Exercise:
Give again exactly the lines that run from the start of the records to the line holding "import math", both ends counted. Do not include the pictures.

-- Begin Source data --

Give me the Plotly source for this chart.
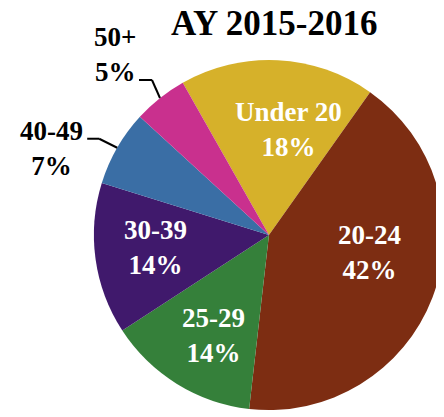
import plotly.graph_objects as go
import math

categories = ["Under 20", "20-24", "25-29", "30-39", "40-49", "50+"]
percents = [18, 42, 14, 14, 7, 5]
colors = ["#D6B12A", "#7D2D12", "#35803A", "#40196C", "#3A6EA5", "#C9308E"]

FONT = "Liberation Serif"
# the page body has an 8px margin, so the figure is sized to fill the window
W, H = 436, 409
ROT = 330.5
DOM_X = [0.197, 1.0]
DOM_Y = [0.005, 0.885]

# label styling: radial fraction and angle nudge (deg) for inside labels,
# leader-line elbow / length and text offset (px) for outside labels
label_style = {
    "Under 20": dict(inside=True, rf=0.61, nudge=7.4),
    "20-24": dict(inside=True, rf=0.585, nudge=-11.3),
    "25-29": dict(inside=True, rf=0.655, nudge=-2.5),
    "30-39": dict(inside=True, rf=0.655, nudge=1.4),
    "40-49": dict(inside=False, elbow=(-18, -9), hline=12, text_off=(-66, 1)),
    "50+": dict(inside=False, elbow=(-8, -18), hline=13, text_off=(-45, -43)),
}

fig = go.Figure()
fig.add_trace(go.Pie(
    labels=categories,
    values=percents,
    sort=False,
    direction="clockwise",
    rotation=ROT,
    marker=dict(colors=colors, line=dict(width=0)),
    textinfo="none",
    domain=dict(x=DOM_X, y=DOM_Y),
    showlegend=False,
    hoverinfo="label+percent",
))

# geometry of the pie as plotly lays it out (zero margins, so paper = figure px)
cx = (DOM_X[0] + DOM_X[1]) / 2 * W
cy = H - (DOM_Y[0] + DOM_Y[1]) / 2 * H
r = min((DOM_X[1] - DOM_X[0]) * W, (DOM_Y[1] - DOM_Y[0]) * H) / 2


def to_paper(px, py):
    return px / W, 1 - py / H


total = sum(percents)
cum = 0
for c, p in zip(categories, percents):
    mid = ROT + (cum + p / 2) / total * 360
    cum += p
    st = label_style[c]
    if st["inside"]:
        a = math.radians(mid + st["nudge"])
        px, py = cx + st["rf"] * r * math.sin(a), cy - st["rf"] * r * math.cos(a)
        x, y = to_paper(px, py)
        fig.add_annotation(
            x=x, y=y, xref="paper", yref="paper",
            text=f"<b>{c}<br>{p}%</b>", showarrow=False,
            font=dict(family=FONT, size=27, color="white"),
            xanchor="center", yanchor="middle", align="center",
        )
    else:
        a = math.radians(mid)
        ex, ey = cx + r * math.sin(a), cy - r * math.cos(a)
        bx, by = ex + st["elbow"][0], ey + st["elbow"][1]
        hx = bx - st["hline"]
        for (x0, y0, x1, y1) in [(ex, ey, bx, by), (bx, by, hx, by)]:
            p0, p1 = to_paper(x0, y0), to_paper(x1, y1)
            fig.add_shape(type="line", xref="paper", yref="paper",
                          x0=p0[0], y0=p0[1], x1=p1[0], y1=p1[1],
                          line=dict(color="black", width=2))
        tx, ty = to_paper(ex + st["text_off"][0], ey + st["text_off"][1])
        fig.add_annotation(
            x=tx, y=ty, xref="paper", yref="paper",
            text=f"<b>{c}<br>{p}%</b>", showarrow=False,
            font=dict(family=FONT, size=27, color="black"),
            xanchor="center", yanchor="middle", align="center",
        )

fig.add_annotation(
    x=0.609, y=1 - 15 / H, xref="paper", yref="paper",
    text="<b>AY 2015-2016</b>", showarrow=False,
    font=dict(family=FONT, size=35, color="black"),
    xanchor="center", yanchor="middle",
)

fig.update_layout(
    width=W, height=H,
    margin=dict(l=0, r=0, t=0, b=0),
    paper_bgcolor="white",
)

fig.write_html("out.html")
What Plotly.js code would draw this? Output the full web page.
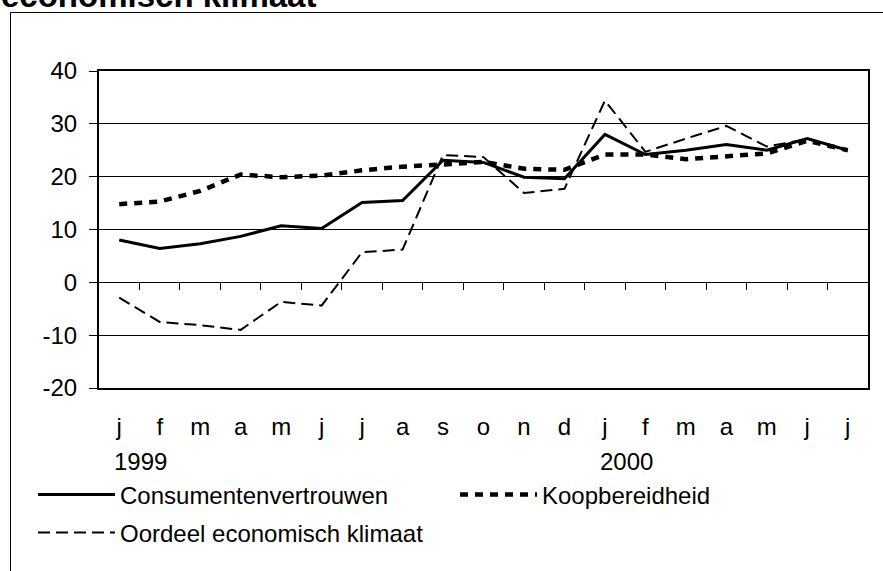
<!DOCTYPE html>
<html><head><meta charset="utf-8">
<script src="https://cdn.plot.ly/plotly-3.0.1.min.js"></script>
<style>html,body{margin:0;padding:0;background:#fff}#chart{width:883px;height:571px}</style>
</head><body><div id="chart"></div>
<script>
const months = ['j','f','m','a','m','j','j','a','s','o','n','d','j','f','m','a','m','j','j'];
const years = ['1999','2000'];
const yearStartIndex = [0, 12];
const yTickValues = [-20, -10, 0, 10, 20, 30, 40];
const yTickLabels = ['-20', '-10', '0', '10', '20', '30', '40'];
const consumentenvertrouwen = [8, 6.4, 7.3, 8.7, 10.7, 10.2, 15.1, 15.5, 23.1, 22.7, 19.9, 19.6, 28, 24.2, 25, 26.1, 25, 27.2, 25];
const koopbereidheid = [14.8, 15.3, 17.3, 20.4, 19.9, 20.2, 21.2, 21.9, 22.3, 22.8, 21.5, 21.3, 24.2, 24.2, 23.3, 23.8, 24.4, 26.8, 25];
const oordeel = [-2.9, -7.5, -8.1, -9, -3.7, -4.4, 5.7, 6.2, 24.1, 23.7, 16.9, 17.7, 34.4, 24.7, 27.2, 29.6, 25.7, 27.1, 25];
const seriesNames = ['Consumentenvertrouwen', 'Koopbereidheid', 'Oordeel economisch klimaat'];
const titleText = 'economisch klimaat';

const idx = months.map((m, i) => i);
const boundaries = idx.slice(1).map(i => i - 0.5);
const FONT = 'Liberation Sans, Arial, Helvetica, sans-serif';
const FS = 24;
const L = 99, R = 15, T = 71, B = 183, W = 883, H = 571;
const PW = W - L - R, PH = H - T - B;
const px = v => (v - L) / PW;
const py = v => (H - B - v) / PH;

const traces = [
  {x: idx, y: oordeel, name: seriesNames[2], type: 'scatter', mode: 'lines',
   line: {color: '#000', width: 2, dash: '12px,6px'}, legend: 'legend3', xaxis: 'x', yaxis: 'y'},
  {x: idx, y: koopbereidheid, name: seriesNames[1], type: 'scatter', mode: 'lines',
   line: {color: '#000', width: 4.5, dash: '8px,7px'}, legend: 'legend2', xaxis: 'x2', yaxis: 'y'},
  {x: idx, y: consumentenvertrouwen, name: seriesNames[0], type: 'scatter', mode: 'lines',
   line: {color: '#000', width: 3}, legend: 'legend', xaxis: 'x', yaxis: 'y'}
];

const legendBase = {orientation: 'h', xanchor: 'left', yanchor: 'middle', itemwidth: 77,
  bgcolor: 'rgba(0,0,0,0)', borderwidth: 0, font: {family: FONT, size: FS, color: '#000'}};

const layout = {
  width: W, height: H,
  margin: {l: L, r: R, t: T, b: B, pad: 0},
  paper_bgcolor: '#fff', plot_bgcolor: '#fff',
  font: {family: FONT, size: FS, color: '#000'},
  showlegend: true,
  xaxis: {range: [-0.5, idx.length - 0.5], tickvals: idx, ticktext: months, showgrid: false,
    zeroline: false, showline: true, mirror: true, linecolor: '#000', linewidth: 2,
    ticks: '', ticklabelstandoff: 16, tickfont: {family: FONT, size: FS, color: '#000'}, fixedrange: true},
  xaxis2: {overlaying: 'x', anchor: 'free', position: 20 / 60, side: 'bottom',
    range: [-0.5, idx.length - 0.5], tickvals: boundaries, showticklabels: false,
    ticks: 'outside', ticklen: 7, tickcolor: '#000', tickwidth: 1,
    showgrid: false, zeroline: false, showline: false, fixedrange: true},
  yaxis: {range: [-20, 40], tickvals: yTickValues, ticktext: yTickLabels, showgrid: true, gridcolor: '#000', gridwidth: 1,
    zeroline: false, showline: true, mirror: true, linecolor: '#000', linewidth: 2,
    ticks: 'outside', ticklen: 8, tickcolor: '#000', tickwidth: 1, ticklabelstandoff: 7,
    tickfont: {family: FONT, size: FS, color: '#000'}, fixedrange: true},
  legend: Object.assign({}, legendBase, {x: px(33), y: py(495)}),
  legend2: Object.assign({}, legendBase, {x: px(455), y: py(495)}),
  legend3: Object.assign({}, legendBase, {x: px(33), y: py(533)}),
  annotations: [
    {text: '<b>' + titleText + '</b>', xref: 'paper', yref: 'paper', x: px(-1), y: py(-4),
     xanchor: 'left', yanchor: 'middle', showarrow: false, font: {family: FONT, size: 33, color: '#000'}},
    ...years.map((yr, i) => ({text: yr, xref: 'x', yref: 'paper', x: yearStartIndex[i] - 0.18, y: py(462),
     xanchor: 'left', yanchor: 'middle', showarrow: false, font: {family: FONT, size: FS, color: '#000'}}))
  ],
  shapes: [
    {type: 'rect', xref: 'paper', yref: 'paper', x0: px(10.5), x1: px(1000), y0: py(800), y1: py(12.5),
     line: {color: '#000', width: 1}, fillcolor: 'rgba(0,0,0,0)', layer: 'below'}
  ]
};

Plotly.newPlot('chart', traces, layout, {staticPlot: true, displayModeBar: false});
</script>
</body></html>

-- End Source data --

Finished exercise:
Give me the Plotly source for this chart.
import plotly.graph_objects as go
import math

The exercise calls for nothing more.